Wraptite is a patented external air barrier membrane system, which offers manufacturers and designers of modular and off-site buildings the ability to reliably and comfortably exceed current airtightness requirements. Wraptite is the only self-adhering vapour permeable air barrier certified by the BBA and combines the important properties of vapour permeability and airtightness in one self-adhering membrane. This approach saves on both the labour and material costs associated with achieving the demands of energy efficiency in buildings.

  • Complies with use on buildings of high rise and over 18m under Part B amendments made in November 2018, Membranes need to be Class B,s3,d0 or better, with Wraptite at Class B,s1,d0*
  • Included within BS8414 testing with cladding manufacturers
  • EPDM not needed to the frame of the building as Wraptite is self-adhesive and continues across the whole envelope of the building against the sheathing board and the frame of the building
  • Less EPDM around window details due to Wraptite lapping into the building at junctions
  • Corner detailing for opening and movement joint interfaces are easily treated
  • Improved airtightness and may negate the use of a VCL totally from the design internally, meaning easier a quicker install of dry lining package
  • Hydro-Thermal Modelling (WUFI) showing the difference of not using a VCL within some constructions benefits the building further
  • Improving airtightness may allow you to change thickness or type of insulation used when modelled through SAP or SBEM
  • No need to tape sheathing boards as Wraptite is positioned across the whole board
  • Testing has seen results as low as 0.5 m3/(h.m2) @ 50PA carried out at Windtech on a window façade panel
  • By using Wraptite on the external, this may show you an improvement on making the building watertight, allowing your cladding package to come off the critical path and internal works to start earlier, and also internal works may not be installing a VCL so the site program is potentially quicker

High-performance off-site solutions

The A. Proctor Group Ltd has been providing solutions and products to the construction industry for over 50 years. The company has been developing vapour permeable membranes and vapour control layers for over 25 years, and provides an extensive range of superior high-performance products suitable for modular and off-site construction.

Dedicated in its approach to helping you to achieve best practice, effective and reliable solutions to meet your modular building requirements in line with building regulations and energy efficiency, the A. Proctor Group team of highly experienced industry professionals and technical advisors is on at hand to guide you and support you from design throughout the construction process.
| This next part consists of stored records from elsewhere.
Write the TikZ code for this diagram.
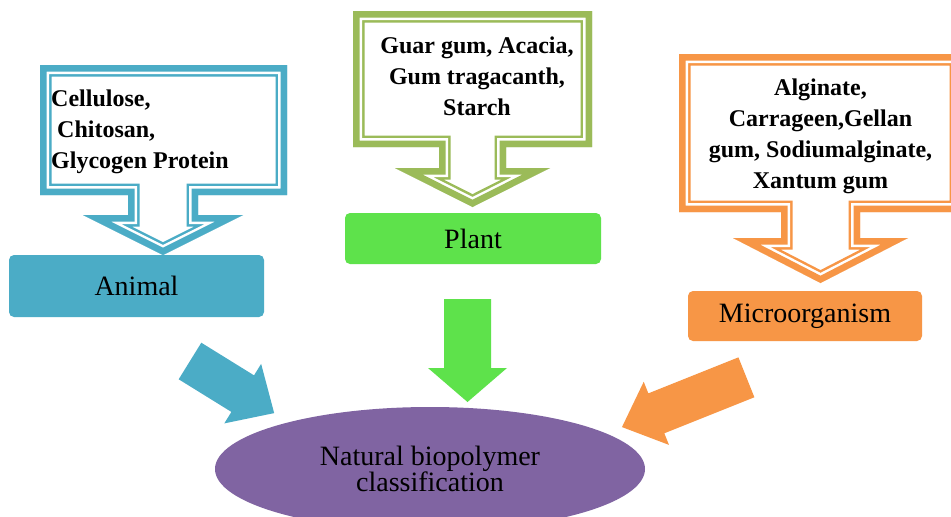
\documentclass[tikz,border=0pt]{standalone}
\usepackage{fontspec}
\setmainfont{Liberation Serif}
\usetikzlibrary{shapes.geometric}
\definecolor{cteal}{HTML}{4BACC6}
\definecolor{colive}{HTML}{9BBB59}
\definecolor{cgreen}{HTML}{5EE24B}
\definecolor{corange}{HTML}{F79646}
\definecolor{cpurple}{HTML}{8064A2}
\tikzset{
  catbox/.style={rectangle, rounded corners=5pt, inner sep=0pt, text=black,
    font=\fontsize{28}{25}\selectfont},
  calltext/.style={inner sep=0pt, text=black, font=\fontsize{24}{31}\selectfont\bfseries},
  pics/blockarrow/.style n args={4}{code={%
    \fill (0,{-#4/2}) -- ({#1-#2},{-#4/2}) -- ({#1-#2},{-#3/2}) -- (#1,0)
      -- ({#1-#2},{#3/2}) -- ({#1-#2},{#4/2}) -- (0,{#4/2}) -- cycle;}},
}
\newcommand\dblcallout[2]{%
  \begin{scope}
    \clip #2;
    \fill[white] #2;
    \draw[#1, line width=23pt, line join=miter] #2;
    \draw[white, line width=18pt, line join=miter] #2;
    \draw[#1, line width=13pt, line join=miter] #2;
  \end{scope}}
\begin{document}
\begin{tikzpicture}[x=1pt, y=-1pt]
\useasboundingbox (0,0) rectangle (951,517);
\fill[white] (0,0) rectangle (951,517);
\clip (0,0) rectangle (951,517);

% callouts
\dblcallout{cteal}{(40,65) -- (287,65) -- (287,195) -- (198,195) -- (198,215) -- (243,215) -- (163,255) -- (83,215) -- (128,215) -- (128,195) -- (40,195) -- cycle}
\dblcallout{colive}{(353,11) -- (592,11) -- (592,147) -- (506,147) -- (506,168) -- (550,168) -- (472.5,207) -- (395,168) -- (439,168) -- (439,147) -- (353,147) -- cycle}
\dblcallout{corange}{(679,54) -- (961,54) -- (961,212) -- (860,212) -- (860,238) -- (908,238) -- (820.5,283) -- (733,238) -- (781,238) -- (781,212) -- (679,212) -- cycle}

\node[calltext, anchor=north west, align=left] (atext) at (51,84.3)
  {\strut Cellulose,\\\hspace*{6pt}Chitosan,\\Glycogen Protein};
\node[calltext, anchor=north, align=center] (ptext) at (477,31.3)
  {\strut Guar gum, Acacia,\\Gum tragacanth,\\Starch};
\node[calltext, anchor=north, align=center] (mtext) at (820.5,73.3)
  {\strut Alginate,\\Carrageen,Gellan\\gum, Sodiumalginate,\\Xantum gum};

% category boxes
\node[catbox, fill=cteal, minimum width=255pt, minimum height=62pt] (animal) at (136.5,286) {Animal};
\node[catbox, fill=cgreen, minimum width=256pt, minimum height=51pt] (plant) at (473,238.5) {Plant};
\node[catbox, fill=corange, minimum width=234pt, minimum height=50pt] (micro) at (805,316) {Microorganism};

% central ellipse
\node[ellipse, fill=cpurple, inner sep=0pt, minimum width=430pt, minimum height=124pt,
  align=center, font=\fontsize{28}{25}\selectfont] (nbc) at (430,469)
  {Natural biopolymer\\classification};

% block arrows
\pic[cteal, rotate=-31.76] at (190,361) {blockarrow={99}{37}{70}{43}};
\pic[cgreen, rotate=-90] at (467.5,299) {blockarrow={103}{34}{79}{47}};
\pic[corange, rotate=201.8] at (746.4,377.3) {blockarrow={134}{37}{68}{43}};
\end{tikzpicture}
\end{document}
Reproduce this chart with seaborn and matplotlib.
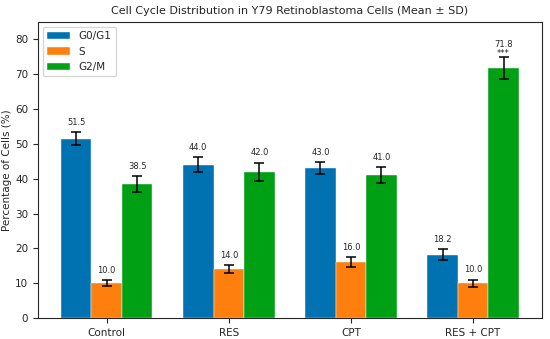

The A. Proctor Group range of products include unique off-site solutions for the following sectors:

  • Private and social/affordable housing
  • Purpose built student accommodation
  • Self-build projects
  • Hotels
  • Education buildings
  • Healthcare including hospitals, health centres and healthcare facilities

*tested over 12mm calcium silicate board / fibre cement board as per BS EN 13238:2010. All tests carried out to EN 13859-2 standard.